The Warners didn’t just collect songs from rural people. They respected them and their memories; they got to know them and became their friends. Perhaps more importantly in the long run, the Warners’ life-long passion has left a legacy of 1000 field recordings of authentic traditional folk music that otherwise might have become forgotten and lost to history. Those recordings are now held by the US Library of Congress. Many of those songs have still never gotten public attention, but they are there to be discovered by some future generation when our authentic musical heritage from regular folks again sparks the public’s imagination.

I recommend watching this 9-minute video to learn more about the Warners. It has many archival musical clips, is richly illustrated with Frank’s photographs.  Here is a hour-and-a-half video made by the Library of Congress’ Folklife Centre.  In addition to the archival clips and photos it includes excerpts from Anne’s beautifully written journals and her book Traditional American Folksongs (now out-of-print and very expensive.) If you want just the bare facts you can go to Frank’s Wikipedia entry. (It is probably a sign of the times when they were active, and perhaps also a sign of our own times, that the couple’s musical collecting is generally attributed to Frank and not to both of them.)

In 1951 the Warners recorded the first version of The Snow is on the Ground from the singing of Eleazar Tillett who lived on the Outer Banks of North Carolina. I got it from Vol. II of a 2-volume CD compilation the Warners’ field recordings compiled by their sons Gerret and Jeff and published by Jim Musselman’s Appleseed Recordings.

The second version is sung by Frank and Anne’s son Jeff Warner accompanied by Barbara Benn.
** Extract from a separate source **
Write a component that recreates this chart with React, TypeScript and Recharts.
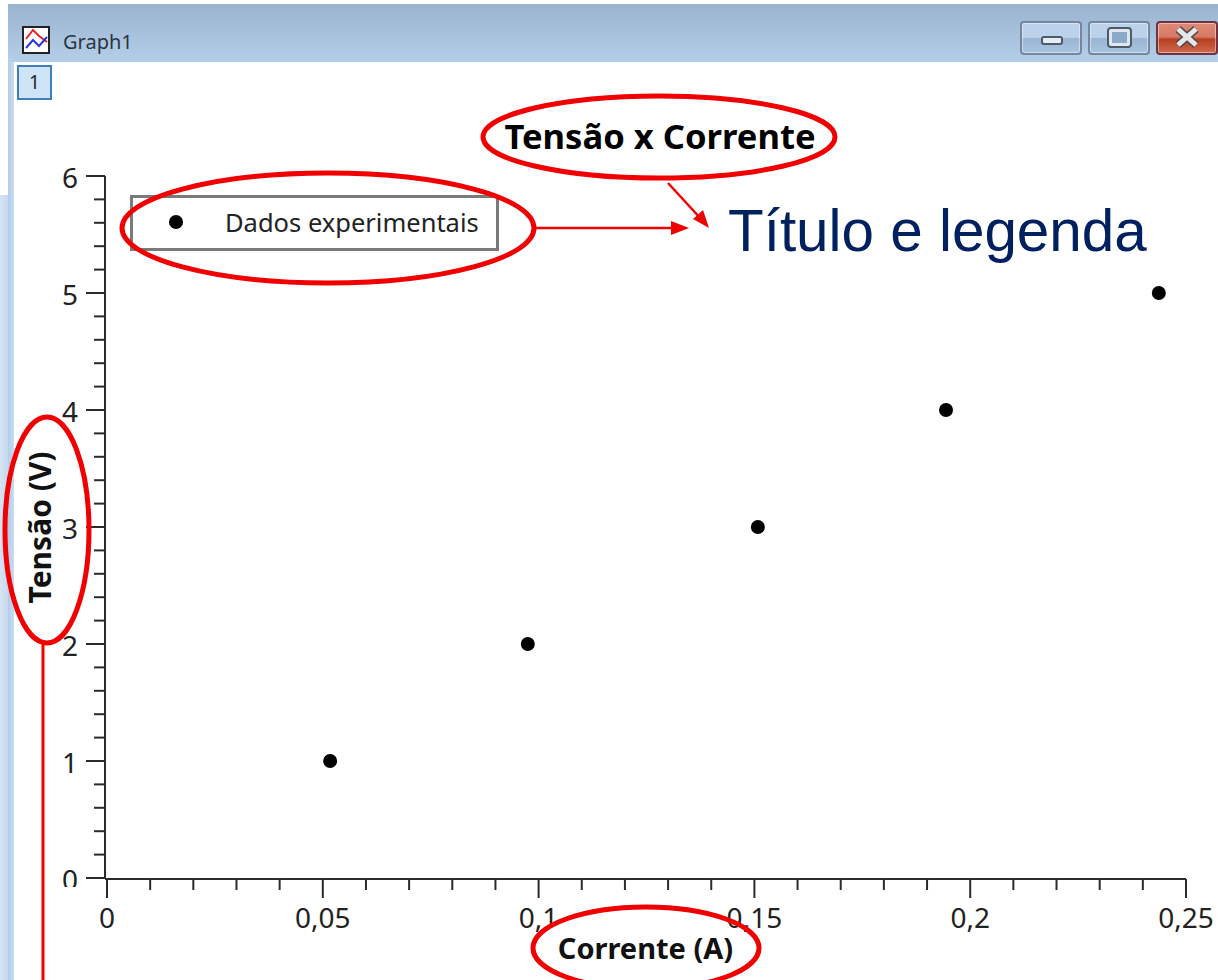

Jeff is a travelling folk-singer and one of the few whose repertoire is mainly authentic traditional songs and tunes.  I saw him at the Victoria Folk Music Society’s coffeehouse and it is from him that I bought the archival CDs.  

The song is a variant of an English folksong that has been collected by various folklorists including separately by Percy Grainger and Sabine Baring-Gould from Lincolnshire, and Frank Kidson from Yorkshire. The song t is also found in several 19th century street ballad broadsides that were printed in Cheltenham, Birmingham, and London, attesting to how widespread the song must have been at that time. 

Even before beginning my research on this song I recognized that it must be from Victorian times. It is clearly rooted in that mid-century’s Keep Christmas movement, perhaps even its early stages when many religious people still had puritan tendencies and memories that under a Puritan government the observance of the Christmas season had been forbidden as being offensive to God. Such people would have recognized the song’s reference to Paul’s words in Galatians 2:10 – “They desired only that we should remember the poor, the very thing which I also was eager to do..”  (New King James translation)

This is a popular seasonal song among English folk-song traditionalists and I have several recordings of it. The names vary and include Remember the Poor, Pray Remember the Poor and Cold Winter has Come, but it is most commonly known as Time to Remember the Poor.  I considered using one of the English variants here instead of Jeff’s interpretation of the same variant that his parents collected. But I thought that folks might enjoy an opportunity hear both an archival field recording of an elder and an interpretation of the same song by a seasoned professional performer.

I had been reluctant to include this song on any of the annual seasonal music Samplers that I made from 1994 to 2020 because its message is so somber. But I figure that in this songs-of-the-day format it might be suitable to have a day that features both this side of the season itself and of our seasonal music heritage.